The Somali and Ethiopian caseload particularly, are first faced with violence at the point of departure from their country of origin, and further targeted during their boat trip to Yemen. During their stay in Yemen, they are faced with continued discrimination and abuse.
Moreover a study conducted in 2008 by the UNHCR in Yemen established that a significant proportion of the Somali refugee population - the largest refugee population in Yemen - falls into the vulnerable category of single females and single mothers.
As in many other countries where violence against women is widespread, domestic abuse constitute the majority of cases. The second most common form of violence reported is rape targeting mostly adult females as well as minors.

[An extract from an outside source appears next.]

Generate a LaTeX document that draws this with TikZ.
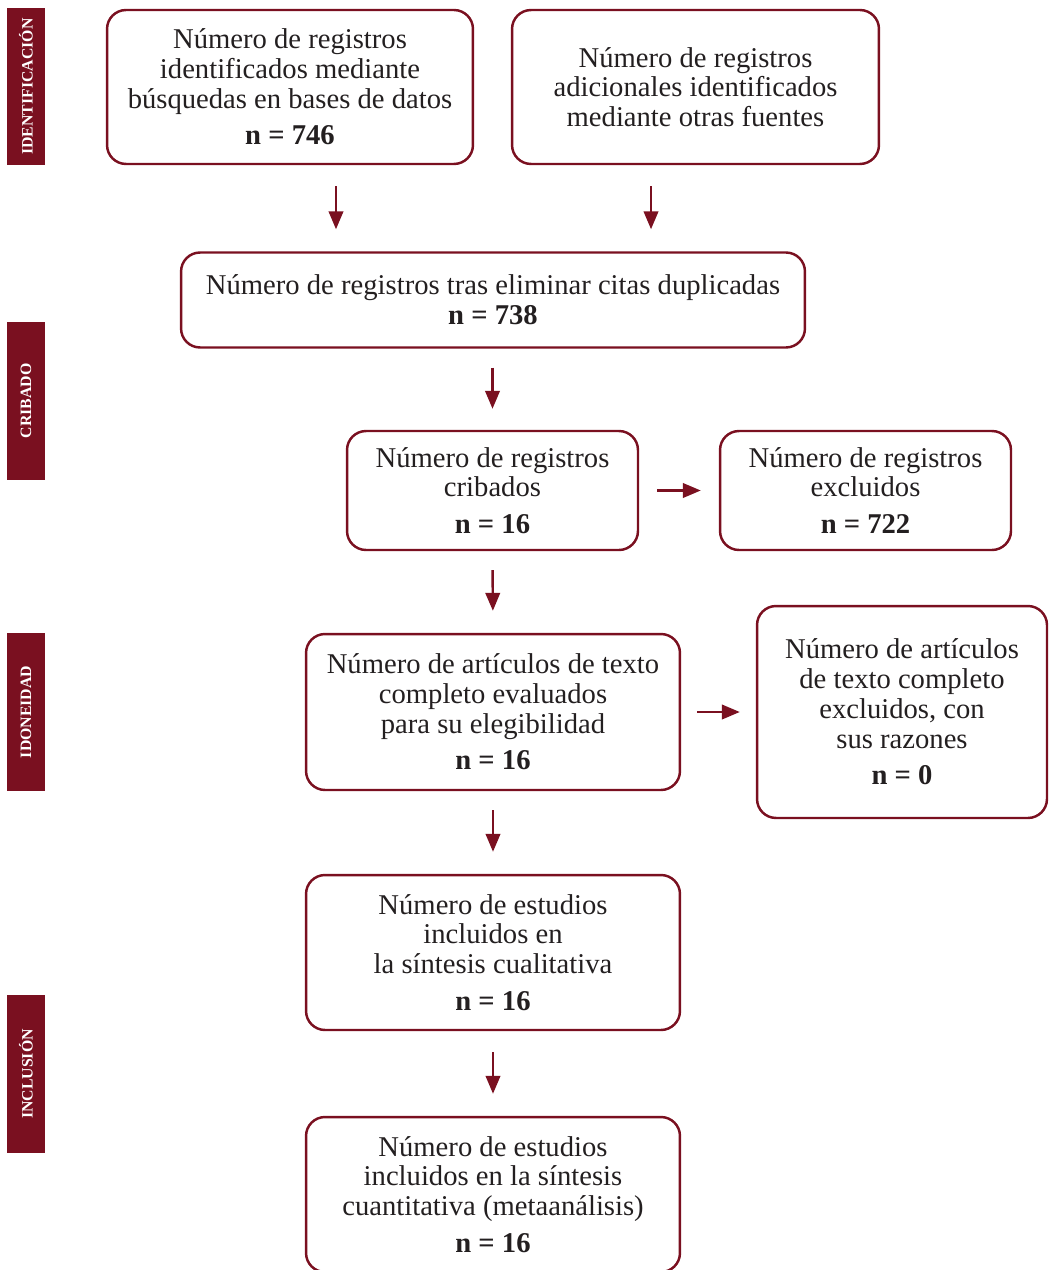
\documentclass[tikz,border=0pt]{standalone}
\usepackage{fontspec}
\setmainfont{Liberation Serif}
\usepackage{xcolor}
\usetikzlibrary{positioning}
\usetikzlibrary{arrows.meta}
\definecolor{prismared}{HTML}{7A1020}
\definecolor{prismatext}{HTML}{231F20}

\begin{document}
\begin{tikzpicture}[
      x=0.02cm, y=-0.02cm,
      type-box/.style={rectangle, rounded corners=0.38cm, draw=prismared, line width=1.4pt,
        text=prismatext, align=center, inner sep=0pt,
        font=\fontsize{16.3}{16.9}\selectfont},
      type-stage/.style={rectangle, fill=prismared, text=white, rotate=90,
        minimum width=3.16cm, minimum height=0.76cm, inner sep=0pt,
        font=\fontsize{9}{10}\selectfont\bfseries},
      type-flow/.style={-{Triangle[length=3.6mm,width=2.9mm]}, draw=prismared, line width=1.4pt}
    ]
      \useasboundingbox (0,0) rectangle (1050,1270);

      % fases
      \node[type-stage] (st-ident) at (26,86.5) {IDENTIFICACIÓN};
      \node[type-stage] (st-crib) at (26,401) {CRIBADO};
      \node[type-stage] (st-idon) at (26,712) {IDONEIDAD};
      \node[type-stage] (st-incl) at (26,1074) {INCLUSIÓN};

      % cajas
      \node[type-box, minimum width=7.32cm, minimum height=3.08cm] (ident-db) at (290,87)
        {Número de registros\\identificados mediante\\búsquedas en bases de datos\\[4pt]\textbf{n = 746}};
      \node[type-box, minimum width=7.34cm, minimum height=3.08cm] (ident-other) at (695.5,87)
        {Número de registros\\adicionales identificados\\mediante otras fuentes};
      \node[type-box, minimum width=12.48cm, minimum height=1.9cm] (dedup) at (493,300)
        {Número de registros tras eliminar citas duplicadas\\\textbf{n = 738}};
      \node[type-box, minimum width=5.82cm, minimum height=2.38cm] (screened) at (492.5,490.5)
        {Número de registros\\cribados\\[4pt]\textbf{n = 16}};
      \node[type-box, minimum width=5.82cm, minimum height=2.38cm] (excluded) at (865.5,490.5)
        {Número de registros\\excluidos\\[4pt]\textbf{n = 722}};
      \node[type-box, minimum width=7.48cm, minimum height=3.12cm] (fulltext) at (493,712)
        {Número de artículos de texto\\completo evaluados\\para su elegibilidad\\[4pt]\textbf{n = 16}};
      \node[type-box, minimum width=5.8cm, minimum height=4.24cm] (ft-excl) at (902,712)
        {Número de artículos\\de texto completo\\excluidos, con\\sus razones\\[4pt]\textbf{n = 0}};
      \node[type-box, minimum width=7.48cm, minimum height=3.1cm] (qualit) at (493,952.5)
        {Número de estudios\\incluidos en\\la síntesis cualitativa\\[4pt]\textbf{n = 16}};
      \node[type-box, minimum width=7.48cm, minimum height=3.1cm] (quantit) at (493,1194.5)
        {Número de estudios\\incluidos en la síntesis\\cuantitativa (metaanálisis)\\[4pt]\textbf{n = 16}};

      % flechas
      \draw[type-flow, shorten <=0.42cm, shorten >=0.44cm]
        ([xshift=0.92cm]ident-db.south) -- ([xshift=0.92cm]ident-db.south |- dedup.north);
      \draw[type-flow, shorten <=0.42cm, shorten >=0.44cm]
        ([xshift=-0.89cm]ident-other.south) -- ([xshift=-0.89cm]ident-other.south |- dedup.north);
      \draw[type-flow, shorten <=0.38cm, shorten >=0.42cm] (dedup.south -| screened) -- (screened.north);
      \draw[type-flow, shorten <=0.36cm, shorten >=0.36cm] (screened.east) -- (excluded.west);
      \draw[type-flow, shorten <=0.38cm, shorten >=0.44cm] (screened.south) -- (fulltext.north);
      \draw[type-flow, shorten <=0.32cm, shorten >=0.32cm] (fulltext.east) -- (ft-excl.west);
      \draw[type-flow, shorten <=0.38cm, shorten >=0.44cm] (fulltext.south) -- (qualit.north);
      \draw[type-flow, shorten <=0.42cm, shorten >=0.44cm] (qualit.south) -- (quantit.north);
    \end{tikzpicture}
\end{document}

Since rape in Yemen is rarely reported to the authorities as victims fear reprisal and social stigma, most perpetrators will go unpunished, leading to a certain normalization of the phenomenon. Woman activist Hassan told the Yemen Observer that “it was the state responsibility to severely punish sexual abuse against women.”
Early or forced marriages Because early or forced marriages, especially among Yemen’s tribal community is not seen as a form of violence against women, girls and women continue to suffer in silence, prisoners within their own home and families.
In recent years, Yemen’s issue with child brides came to the forefront of the media as brave little girls decided to take drastic actions to reclaim their freedom. Some like Nujood – made famous when she demanded from a court to annul her marriage to a men 15 years her elder when she was herself only 10-years-old – others sadly chose suicide to end their nightmare.
Female genital mutilation and cutting - FGM/C – is also a source of great concerns for rights activists as the practice continue to be wide spread in a few Yemeni provinces and among Somali refugees.
While there is no law against FGM/C in Yemen, a ministerial decree effective January 9, 2001 prohibits the practice of FGM/C\ in both government and private health facilities. However, a law prohibiting FGM/C would only reinforce the efforts in banning this harmful practice. Female prisoners Women prisoners in Yemen face much harsher living conditions than their male counterparts, having to suffer through a lack of food, health care, basic hygiene facilities, beds, blankets, ventilation, and water supplies.
Furthermore, many female prisoners are accompanied by their children, who often go without adequate food and medicine. It is not uncommon for female prisoners to be subjected to sexual violence and groping by male guards. Most cases of course remain unreported as fear keep force women to retrieve into silence.
But if activists are now trying to tackle physical violence against women by challenging the government and demanding that new laws be established, it is Yemen’s psychological position towards women which need to change most of all. Women in Yemen do not feel socially safe as their status almost always depends on the will of a man.
When married, many fear that their husband will either abandon them to live with another or simply divorce them, leaving them to face financial hardships.
In tribes, women are under constant pressure to give birth to male babies as to retain their position within the home, knowing that if they fail to uphold social expectations they will be discarded as shun away. If Yemen is to become the civil state its longs to be, it needs to change its attitude towards women.